Ashtead (AHT) shares up 3.36% as it posts record results
14:01, 7 December 2021
Shares of Ashtead (AHT) were up 3.36% this afternoon after the UK industrial equipment rental group reported a record performance for the six months ended 31 October.
Revenue for the first half of the 2021/22 fiscal year rose 18% to $3.9bn (£2.95bn) while rental revenue increased by 20% to $3.5bn. The group noted rental revenue was 14% higher than the first half of the 2019/20 fiscal year.
Second quarter revenue grew 15%, while rental revenue increased 18% to $1.9bn in 2021.
During the first half, underlying pre-tax profit increased 42% to $979m. Second quarter profit was up 27% up from the previous year.
“This market outperformance across the business is only possible through the dedication of our team members who deliver for all our stakeholders every day, while ensuring our leading value of safety remains at the forefront of all we do,” said Brendan Horgan, Ashtead’s chief executive.
Ashtead now expects full year results to be ahead of previous expectations.
The group now sees a 17–20% year over year increase in revenue, up from 13–16% previously guided. US full year rental revenue is forecast to grow 18–20%, up from 13–16%. The outlook for Canada and the UK remain unchanged, with Canada expected to see 25–30% growth and the UK a 9–12% increase.
What is your sentiment on AHTl?
The London based firm, which owns US equipment hire company Sunbelt rentals, expanded in North America.

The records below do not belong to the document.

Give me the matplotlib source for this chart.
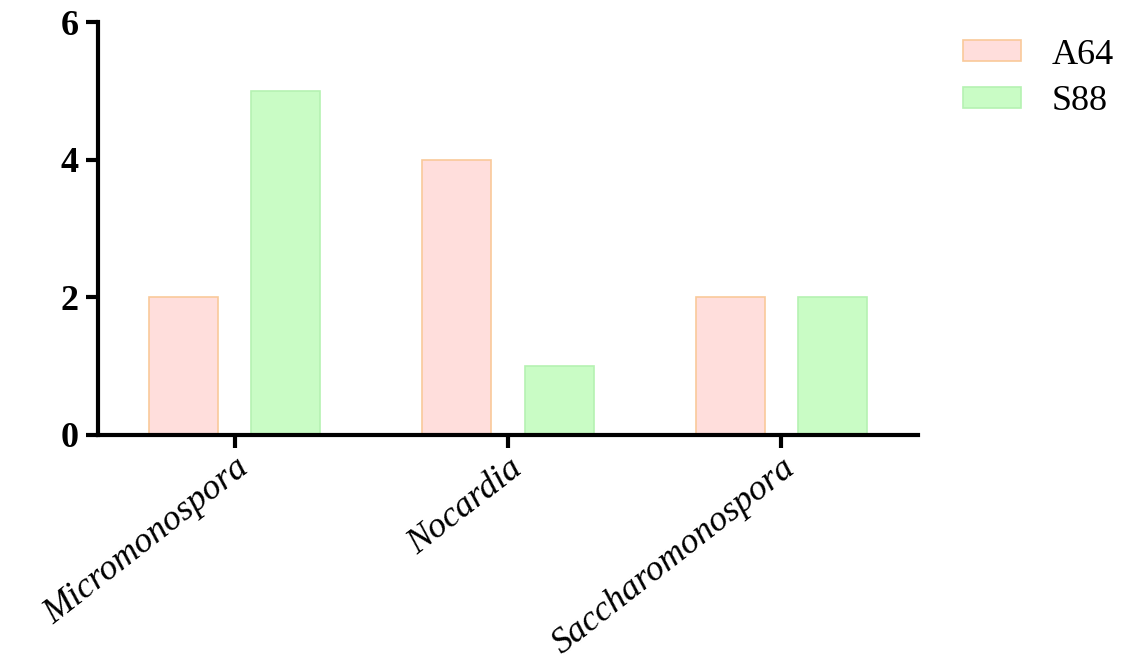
import numpy as np
import matplotlib
matplotlib.use("Agg")
import matplotlib.pyplot as plt

# data
genera = ["Micromonospora", "Nocardia", "Saccharomonospora"]
a64 = [2, 4, 2]
s88 = [5, 1, 2]
series_names = ["A64", "S88"]
yticks = [0, 2, 4, 6]

plt.rcParams['font.family'] = 'serif'
plt.rcParams['font.serif'] = ['Liberation Serif', 'DejaVu Serif']

fig = plt.figure(figsize=(11.39, 6.68), dpi=100)
ax = fig.add_axes([0.086, 0.349, 0.72, 0.618])

x = np.arange(len(genera))
w = 0.253
off = 0.187
ax.bar(x - off, a64, w, color="#FFDEDC", edgecolor="#F9C99A", linewidth=1.2, label=series_names[0])
ax.bar(x + off, s88, w, color="#C9FCC5", edgecolor="#B5F2B2", linewidth=1.2, label=series_names[1])

ax.set_xlim(-0.5, 2.5)
ax.set_ylim(0, 6)
ax.set_yticks(yticks)
ax.set_yticklabels([str(v) for v in yticks], fontsize=26, fontweight='bold')
ax.set_xticks(x)
ax.set_xticklabels(genera, fontsize=26, style='italic', rotation=38,
                   ha='right', rotation_mode='anchor')

for s in ['top', 'right']:
    ax.spines[s].set_visible(False)
for s in ['left', 'bottom']:
    ax.spines[s].set_linewidth(3)
ax.tick_params(axis='both', direction='out', width=3, length=9, pad=3)
ax.tick_params(axis='y', pad=5)

leg = fig.legend(loc='upper left', bbox_to_anchor=(0.817, 0.991), frameon=False,
                 fontsize=26, handlelength=1.6, handleheight=0.5, labelspacing=0.38,
                 handletextpad=0.85)

fig.savefig("out.png", dpi=100)
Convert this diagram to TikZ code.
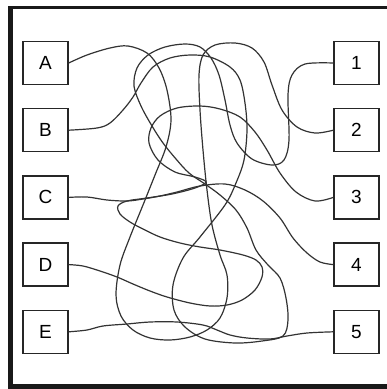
\documentclass[tikz,border=0pt]{standalone}
\usepackage{fontspec}
\setmainfont{Liberation Sans}
\begin{document}
\begin{tikzpicture}[x=1pt,y=-1pt,
  box/.style={draw=black!85,line width=1.4pt,minimum width=45pt,minimum height=43pt,inner sep=0pt,font=\fontsize{19}{19}\selectfont,fill=white},
  wire/.style={draw=black!80,line width=1.2pt}]
\useasboundingbox (0,0) rectangle (387,389);
% frame with shadow
\fill[black!90] (8,5.5) rectangle (400,389);
\fill[white] (13,9) rectangle (400,384);
% boxes
\foreach \n/\y in {A/63,B/130.2,C/197.4,D/264.6,E/331.8}
  \node[box] (\n) at (45.5,\y) {\n};
\foreach \n/\y in {1/63,2/130.2,3/197.4,4/264.6,5/331.8}
  \node[box] (r\n) at (356.5,\y) {\n};
% A -> 2
\draw[wire] plot[smooth,tension=0.55] coordinates {(A.east) (87,55) (110,48) (128,46) (147,53) (159,68) (167,90) (171,120) (166,147) (155,175) (143,205) (130,237) (120,265) (116,295) (121,316) (133,330) (150,338) (170,340) (190,337) (207,330) (220,318) (227,298) (227,275) (220,255) (212,225) (207,190) (203,150) (200,110) (199,75) (203,55) (215,45) (235,43) (252,48) (264,62) (272,85) (282,110) (297,127) (315,133) (r2.west)};
% B -> 1
\draw[wire] plot[smooth,tension=0.55] coordinates {(B.east) (97,128) (110,123) (123,110) (133,97) (141,83) (153,67) (170,58) (190,55) (210,57) (230,67) (240,80) (245,103) (247,130) (244,160) (236,183) (225,205) (200,237) (183,258) (173,285) (174,310) (185,327) (205,339) (235,343) (262,341) (283,336) (288,320) (286,298) (280,278) (268,265) (256,250) (247,228) (236,210) (220,195) (205,184) (189,173) (176,159) (163,143) (152,126) (141,106) (134,86) (137,68) (148,55) (165,47) (185,44) (200,47) (211,58) (219,75) (225,100) (230,125) (237,143) (252,159) (272,165) (284,160) (289,140) (288,95) (292,75) (305,64) (r1.west)};
% C -> 4
\draw[wire] plot[smooth,tension=0.55] coordinates {(C.east) (87,197) (107,200) (127,201) (143,199) (160,196) (177,192) (200,186) (225,184) (245,190) (263,201) (280,218) (293,238) (307,253) (320,262) (r4.west)};
% D -> 3
\draw[wire] plot[smooth,tension=0.55] coordinates {(D.east) (83,266) (100,271) (117,277) (133,284) (150,291) (167,297) (190,303) (210,306) (227,305) (242,300) (255,290) (262,277) (262,267) (256,260) (243,255) (220,250) (200,247) (180,243) (160,237) (143,229) (130,222) (120,214) (118,206) (127,201) (147,198) (172,194) (195,188) (206,182) (195,177) (175,172) (158,160) (149,143) (151,128) (160,116) (177,108) (200,106) (220,109) (240,117) (255,132) (267,150) (280,173) (296,192) (315,201) (r3.west)};
% E -> 5
\draw[wire] plot[smooth,tension=0.55] coordinates {(E.east) (87,330) (103,326) (127,324) (150,322) (177,322) (203,325) (217,330) (230,335) (247,338) (270,339) (287,336) (307,333) (r5.west)};
\end{tikzpicture}
\end{document}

Horgan added: “Sunbelt 3.0 has been embraced by the business and we are making good progress across all actionable components. In the period, we invested $1.2bn in capital across existing locations and greenfields and $428m on 10 bolt-on acquisitions, adding a combined total of 58 locations in North America.
“We have a healthy bolt-on pipeline and have already spent a further $320m in the third quarter. This investment takes advantage of the ongoing structural growth opportunity that we continue to see in the business as we seek to deliver on our strategic priorities to grow general tool and amplify specialty.”
Ashtead’s share price initially rose 4.1% following release of its results. In spite of its record performance, equity analyst Sophie Lund-Yates at Hargreaves Lansdown warned there could still be some volatility ahead for investors.
She said: “Ashtead’s heavy duty industrial rental equipment fell out of favour during the peak of the pandemic, which is why new results look so spritely in comparison. However, it’s been achieved, knocking the lid off full year expectations is good going.
“As the world, and more specifically, industrial work, has started to resume, Ashtead stands to benefit. Plans to build out other revenue streams have merit, but for now, it’s still the traditional equipment rental business that’s bringing home the bacon.
“The group’s enjoyed favourable market sentiment over the last few months, boosting the valuation in a big way. While the optimism can be understood, it shouldn’t be forgotten that Ashtead is an operationally leveraged business. As a cyclical company, its fortunes wax and wane with the wider economy too, so all-in, there could be some volatility if there are any unwelcome economic surprises.”
The group increased its interim dividend increased by 28% compared to 2020 to 12.5¢ per share.